A publisher accidentally sent
Susan Messer private notes about a manuscript. Once she recovered from her devastation, she decided to turn the hurtful words into a performance piece entitled, "
Rejection Rhumba." The sound is muffled, but you get the idea.
4 comments:
Hey, thanks for picking up on this and posting. I'll always remember how humiliated I felt when I opened that envelope from the lit mag. I hid it in my office, didn't tell anyone about it. Then, a few days later, still stewing about it, I realized that I hadn't done anything wrong. I'd simply submitted a short story to a magazine. Then the idea for a response began to take shape.

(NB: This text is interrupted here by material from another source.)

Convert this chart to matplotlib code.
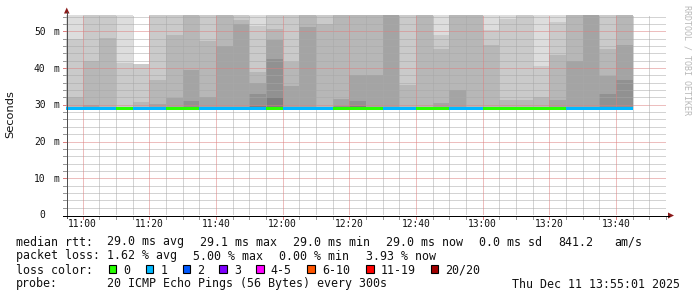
import matplotlib
matplotlib.use("Agg")
import matplotlib.pyplot as plt
import matplotlib.dates as mdates
from matplotlib.patches import Polygon, Rectangle
from matplotlib.lines import Line2D
from matplotlib.transforms import IdentityTransform, offset_copy, blended_transform_factory
from datetime import datetime, timedelta

# ---------------- data ----------------
bar_start = ["10:55", "11:00", "11:05", "11:10", "11:15", "11:20", "11:25", "11:30",
             "11:35", "11:40", "11:45", "11:50", "11:55", "12:00", "12:05", "12:10",
             "12:15", "12:20", "12:25", "12:30", "12:35", "12:40", "12:45", "12:50",
             "12:55", "13:00", "13:05", "13:10", "13:15", "13:20", "13:25", "13:30",
             "13:35", "13:40"]
median_ms = [29.0, 29.0, 29.0, 29.0, 29.0, 29.0, 29.0, 29.0, 29.0, 29.0, 29.0, 29.0,
             29.0, 29.0, 29.0, 29.0, 29.0, 29.0, 29.0, 29.0, 29.0, 29.0, 29.0, 29.0,
             29.0, 29.0, 29.0, 29.0, 29.0, 29.0, 29.0, 29.0, 29.0, 29.0]
lost_pings = [1, 1, 1, 0, 1, 1, 0, 0, 1, 1, 1, 1, 0, 1, 1, 1, 0,
              0, 0, 1, 1, 0, 0, 1, 1, 0, 0, 0, 0, 0, 1, 1, 1, 1]
# ping values (ms) bounding the smoke bands, from highest ping down to the median line
smoke_edges = [
    [60, 48.0, 32.1, 29.4], [60, 41.8, 29.9, 29.4], [60, 48.1, 29.4], [60, 41.4, 29.4],
    [41.2, 30.8, 29.4], [60, 36.7, 30.2, 29.4], [60, 48.9, 31.9, 29.4], [60, 39.4, 31.1, 29.4],
    [60, 47.3, 32.0, 29.4], [60, 45.9, 29.4], [60, 53.2, 52.1, 29.4],
    [60, 51.4, 38.9, 35.8, 32.9, 29.8, 29.4], [60, 50.7, 47.7, 42.6, 32.0, 29.4],
    [60, 41.7, 35.1, 29.4], [60, 51.2, 29.4], [60, 51.9, 29.4], [60, 31.5, 29.7, 29.4],
    [60, 38.0, 31.0, 29.6, 29.4], [60, 38.0, 29.4], [60, 29.4], [60, 35.3, 29.4], [60, 29.4],
    [60, 48.9, 45.1, 30.5, 29.4], [60, 34.0, 29.4], [60, 29.4], [60, 50.4, 46.2, 29.4],
    [60, 53.3, 31.3, 29.4], [60, 31.3, 29.4], [60, 40.5, 32.0, 29.4],
    [60, 52.5, 43.5, 31.3, 29.4], [60, 41.9, 29.4], [60, 29.4],
    [60, 45.1, 37.8, 32.9, 29.4], [60, 46.2, 36.7, 29.4]]
# smoke pair rank of each band (1 = outermost / lightest)
smoke_rank = [
    [1, 2, 3], [2, 3, 4], [2, 3], [1, 2], [2, 3], [2, 3, 4], [2, 3, 4], [3, 4, 5],
    [2, 3, 4], [3, 4], [2, 3, 4], [1, 2, 3, 4, 5, 6], [2, 3, 4, 5, 6], [2, 3, 4],
    [3, 4], [2, 3], [3, 4, 5], [3, 4, 5, 6], [3, 4], [4], [2, 3], [3], [1, 2, 3, 4],
    [3, 4], [3], [1, 2, 3], [1, 2, 3], [2, 3], [1, 2, 3], [1, 2, 3, 4], [3, 4], [4],
    [2, 3, 4, 5], [3, 4, 5]]
smoke_gray = ["#dddddd", "#cacaca", "#b7b7b7", "#a4a4a4", "#919191", "#7e7e7e"]

y_ticks = [0, 10, 20, 30, 40, 50]
loss_labels = ["0", "1", "2", "3", "4-5", "6-10", "11-19", "20/20"]
loss_colors = ["#26ff00", "#00b8ff", "#0059ff", "#7e00ff", "#ff00ff", "#ff5500", "#ff0000", "#a10000"]
rtt_stats = [("29.0", "avg"), ("29.1", "max"), ("29.0", "min"), ("29.0", "now")]
rtt_sd = "0.0"
rtt_ams = "841.2"
loss_stats = [("1.62", "avg"), ("5.00", "max"), ("0.00", "min"), ("3.93", "now")]
probe_text = "20 ICMP Echo Pings (56 Bytes) every 300s"
stamp_text = "Thu Dec 11 13:55:01 2025"

# ---------------- figure ----------------
W, H = 697, 297
DPI = 100
fig = plt.figure(figsize=(W / DPI, H / DPI), dpi=DPI, facecolor="white")
ax = fig.add_axes([66 / W, (H - 215) / H, 600 / W, 200.2 / H])
ax.set_facecolor("white")
for s in ax.spines.values():
    s.set_visible(False)

day = datetime(2025, 12, 11)
def tm(s):
    h, m = s.split(":")
    return day + timedelta(hours=int(h), minutes=int(m))

step = timedelta(minutes=5)
x0 = tm("10:55")
x1 = tm("13:55")
ax.set_xlim(x0, x1)
ax.set_ylim(0, 54.5)

# smoke
for k, s in enumerate(bar_start):
    t = tm(s)
    e = smoke_edges[k]
    for j, r in enumerate(smoke_rank[k]):
        ax.bar(t, e[j] - e[j + 1], bottom=e[j + 1], width=step, align="edge",
               color=smoke_gray[r - 1], linewidth=0, antialiased=False, zorder=1)

# grid (dotted, drawn over smoke like rrdtool)
minor_gray = "#a8a8a8"
major_red = "#dd7f7f"
dot = (0, (1, 1))
for v in range(2, 55, 2):
    ax.axhline(v, color=major_red if v % 10 == 0 else minor_gray, lw=0.72,
               ls=dot, antialiased=True, zorder=2)
t = tm("11:00")
while t <= x1:
    major = (t.minute % 20 == 0)
    ax.axvline(t, color=major_red if major else minor_gray, lw=0.72,
               ls=dot, antialiased=True, zorder=2)
    t += step

# median line coloured by loss
for k, s in enumerate(bar_start):
    ax.bar(tm(s), 0.9, bottom=median_ms[k] - 0.45, width=step, align="edge",
           color=loss_colors[lost_pings[k]], linewidth=0, antialiased=False, zorder=3)

ax.set_xticks([])
ax.set_yticks([])

mono = "DejaVu Sans Mono"
# x tick labels
xtr = offset_copy(blended_transform_factory(ax.transData, ax.transAxes), fig=fig,
                  x=0, y=-12, units="dots")
t = tm("11:00")
while t <= tm("13:40"):
    ax.text(t, 0, t.strftime("%H:%M"), transform=xtr, ha="center", va="baseline",
            family=mono, fontsize=6.9, color="#111111")
    t += timedelta(minutes=20)
# small x ticks
t = tm("11:00")
while t <= x1:
    major = (t.minute % 20 == 0)
    xd = ax.transData.transform((mdates.date2num(t), 0))[0]
    fig.add_artist(Line2D([xd, xd], [H - 215.5, H - 218.5], transform=IdentityTransform(),
                          color=major_red if major else "#999999", lw=0.72, antialiased=False))
    t += step

# y tick labels
ytr_num = offset_copy(ax.get_yaxis_transform(), fig=fig, x=-20.5, y=-3.5, units="dots")
ytr_m = offset_copy(ax.get_yaxis_transform(), fig=fig, x=-9.3, y=-3.5, units="dots")
for v in y_ticks:
    ax.text(0, v, str(v), transform=ytr_num, ha="right", va="baseline",
            family=mono, fontsize=6.9, color="#111111")
    if v != 0:
        ax.text(0, v, "m", transform=ytr_m, ha="center", va="baseline",
                family=mono, fontsize=6.9, color="#111111")
for v in range(2, 55, 2):
    yd = ax.transData.transform((0, v))[1]
    fig.add_artist(Line2D([63, 66], [yd, yd], transform=IdentityTransform(),
                          color=major_red if v % 10 == 0 else "#999999", lw=0.72,
                          antialiased=False))

# axes lines with arrows
fig.add_artist(Line2D([66.5, 66.5], [H - 218, H - 12], transform=IdentityTransform(),
                      color="#505050", lw=0.72, antialiased=False))
fig.add_artist(Line2D([63, 669], [H - 215.5, H - 215.5], transform=IdentityTransform(),
                      color="black", lw=0.72, antialiased=False))
fig.add_artist(Polygon([[64, H - 13.5], [69.5, H - 13.5], [66.75, H - 7.5]], closed=True,
                       transform=IdentityTransform(), color="#8b1a1a", lw=0))
fig.add_artist(Polygon([[668, H - 212.5], [668, H - 218.5], [674, H - 215.5]], closed=True,
                       transform=IdentityTransform(), color="#8b1a1a", lw=0))

# y axis title
fig.text(10.5 / W, 1 - 114 / H, "Seconds", rotation=90, ha="center", va="center",
         family="DejaVu Sans", fontsize=8.2, color="#111111")
# watermark
fig.text(687.5 / W, 1 - 60 / H, "RRDTOOL / TOBI OETIKER", rotation=270, ha="center",
         va="center", family=mono, fontsize=6.0, color="#b8b8b8")

# legend text
def ftext(x, ybase, s, **kw):
    fig.text(x / W, 1 - ybase / H, s, ha=kw.pop("ha", "left"), va="baseline",
             family=mono, fontsize=8.4, color="#111111", **kw)

b1, b2, b3, b4 = 245.5, 259.5, 273.5, 287.5
ftext(16, b1, "median rtt:")
for (val, lab), x in zip(rtt_stats, [107.3, 200, 293.3, 386]):
    ftext(x, b1, f"{val} ms {lab}")
ftext(479.3, b1, f"{rtt_sd} ms sd")
ftext(558.3, b1, rtt_ams)
ftext(614, b1, "am/s")

ftext(16, b2, "packet loss:")
for (val, lab), x in zip(loss_stats, [107.3, 193.3, 279.3, 366]):
    ftext(x, b2, f"{val} % {lab}")

ftext(16, b3, "loss color:")
sq_x = [108.7, 145.7, 182.7, 219.3, 256, 307.3, 366, 430.7]
for lab, col, x in zip(loss_labels, loss_colors, sq_x):
    fig.add_artist(Rectangle((x, H - 273.2), 7.5, 8, transform=IdentityTransform(),
                             facecolor=col, edgecolor="black", lw=0.8))
    ftext(x + 14.5, b3, lab)

ftext(16, b4, "probe:")
ftext(107.3, b4, probe_text)
ftext(680, b4, stamp_text, ha="right")

fig.savefig("out.png", dpi=DPI, facecolor="white")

Well, over here at LROD we love you.
I wonder if this post about an unfortunate incident with some readers at the Virginia Quarterly Review helps explain that sometimes readers and editors just get drunk with meanness: Oopsy VQR
Anyway, you have plenty of company.
Yes to all, and thanks again (that photo of the pumpkin is amazing). And despite it all, some of us persevere. I just had my first novel published (Grand River and Joy from University of Michigan Press), and the painful rejection experiences are way-stops along the path. I hope you won't mind a plug.
http://www.susanmesser.net/grandriver&joy.html
Susan, you are a wonderfuland classy person. What a beautiful way to come back after being knocked down. Best of luck to you and your first novel's success!